Lipoprotein(a) and incident type-2 diabetes: results from the prospective Bruneck study and a meta-analysis of published literature.
journal contributionposted on 09.08.2018, 13:54 by Ellie Paige, Katya L. Masconi, Sotirios Tsimikas, Florian Kronenberg, Peter Santer, Siegfried Weger, Johann Willeit, Stefan Kiechl, Peter Willeit
AIMS: We aimed to (1) assess the association between lipoprotein(a) [Lp(a)] concentration and incident type-2 diabetes in the Bruneck study, a prospective population-based study, and (2) combine findings with evidence from published studies in a literature-based meta-analysis. METHODS: We used Cox proportional hazards models to calculate hazard ratios (HR) for incident type-2 diabetes over 20 years of follow-up in 815 participants of the Bruneck study according to their long-term average Lp(a) concentration. For the meta-analysis, we searched Medline, Embase and Web of Science for relevant prospective cohort studies published up to October 2016. RESULTS: In the Bruneck study, there was a 12% higher risk of type-2 diabetes for a one standard deviation lower concentration of log Lp(a) (HR = 1.12 [95% CI 0.95-1.32]; P = 0.171), after adjustment for age, sex, alcohol consumption, body mass index, smoking status, socioeconomic status, physical activity, systolic blood pressure, HDL cholesterol, log high-sensitivity C-reactive protein and waist-hip ratio.
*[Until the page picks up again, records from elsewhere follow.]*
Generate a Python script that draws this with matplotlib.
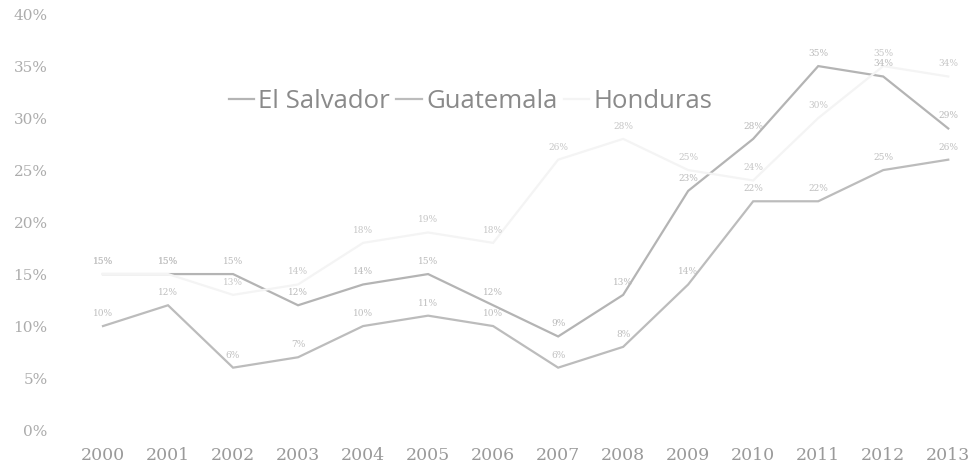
import matplotlib
matplotlib.use('Agg')
import matplotlib.pyplot as plt
from matplotlib.ticker import FuncFormatter

years = [2000, 2001, 2002, 2003, 2004, 2005, 2006, 2007, 2008, 2009, 2010, 2011, 2012, 2013]
el_salvador = [15, 15, 15, 12, 14, 15, 12, 9, 13, 23, 28, 35, 34, 29]
guatemala = [10, 12, 6, 7, 10, 11, 10, 6, 8, 14, 22, 22, 25, 26]
honduras = [15, 15, 13, 14, 18, 19, 18, 26, 28, 25, 24, 30, 35, 34]

series_names = ['El Salvador', 'Guatemala', 'Honduras']
series_values = [el_salvador, guatemala, honduras]
line_colors = ['#b4b4b4', '#bcbcbc', '#f4f4f4']
label_colors = ['#bababa', '#bfbfbf', '#c6c6c6']

fig = plt.figure(figsize=(9.7, 4.7), dpi=100)
ax = fig.add_axes([0.072, 0.085, 0.923, 0.885])

x = list(range(len(years)))
for name, vals, lc, tc in zip(series_names, series_values, line_colors, label_colors):
    ax.plot(x, vals, color=lc, lw=1.6, label=name, solid_joinstyle='miter')
    for xi, v in zip(x, vals):
        ax.annotate(f'{v}%', (xi, v), textcoords='offset points', xytext=(0, 9),
                    ha='center', va='center', fontsize=6.5, color=tc,
                    family='DejaVu Serif')

ax.set_xlim(-0.51, 13.26)
ax.set_ylim(0, 40)
ax.set_yticks(range(0, 41, 5))
ax.yaxis.set_major_formatter(FuncFormatter(lambda v, p: f'{int(v)}%'))
ax.set_xticks(x)
ax.set_xticklabels([str(y) for y in years])
for s in ax.spines.values():
    s.set_visible(False)
ax.tick_params(length=0)
ax.tick_params(axis='y', pad=16, labelsize=11, labelcolor='#acacac')
ax.tick_params(axis='x', pad=12, labelsize=12.5, labelcolor='#9a9a9a')
for lbl in ax.get_xticklabels() + ax.get_yticklabels():
    lbl.set_family('DejaVu Serif')

leg = ax.legend(loc='center', bbox_to_anchor=(0.485, 0.783), bbox_transform=fig.transFigure,
                ncol=3, frameon=False, handlelength=1.0, handletextpad=0.15,
                columnspacing=0.25, prop={'family': 'Open Sans', 'size': 18.5})
for t in leg.get_texts():
    t.set_color('#8a8a8a')

fig.savefig('out.png', dpi=100, facecolor='white')
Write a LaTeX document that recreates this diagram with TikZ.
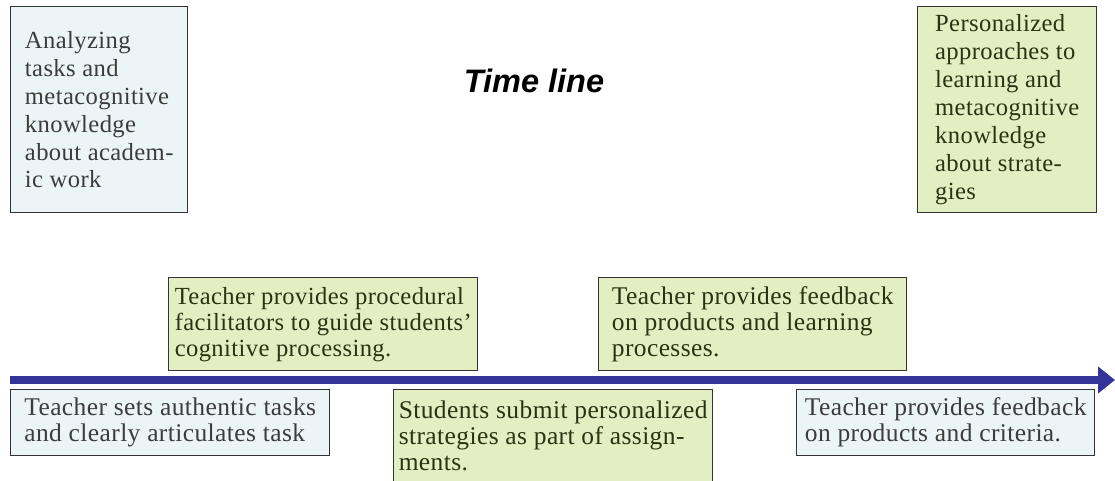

In a meta-analysis involving four prospective cohorts with a total of 74,575 participants and 4514 incident events, the risk of type-2 diabetes was higher in the lowest two quintiles of Lp(a) concentrations (weighted mean Lp(a) = 3.3 and 7.0 mg/dL, respectively) compared to the highest quintile (62.9 mg/dL), with the highest risk of type-2 diabetes seen in quintile 1 (HR = 1.28 [1.14-1.43]; P < 0.001). CONCLUSIONS: The current available evidence from prospective studies suggests that there is an inverse association between Lp(a) concentration and risk of type-2 diabetes, with a higher risk of type-2 diabetes at low Lp(a) concentrations (approximately <7 mg/dL).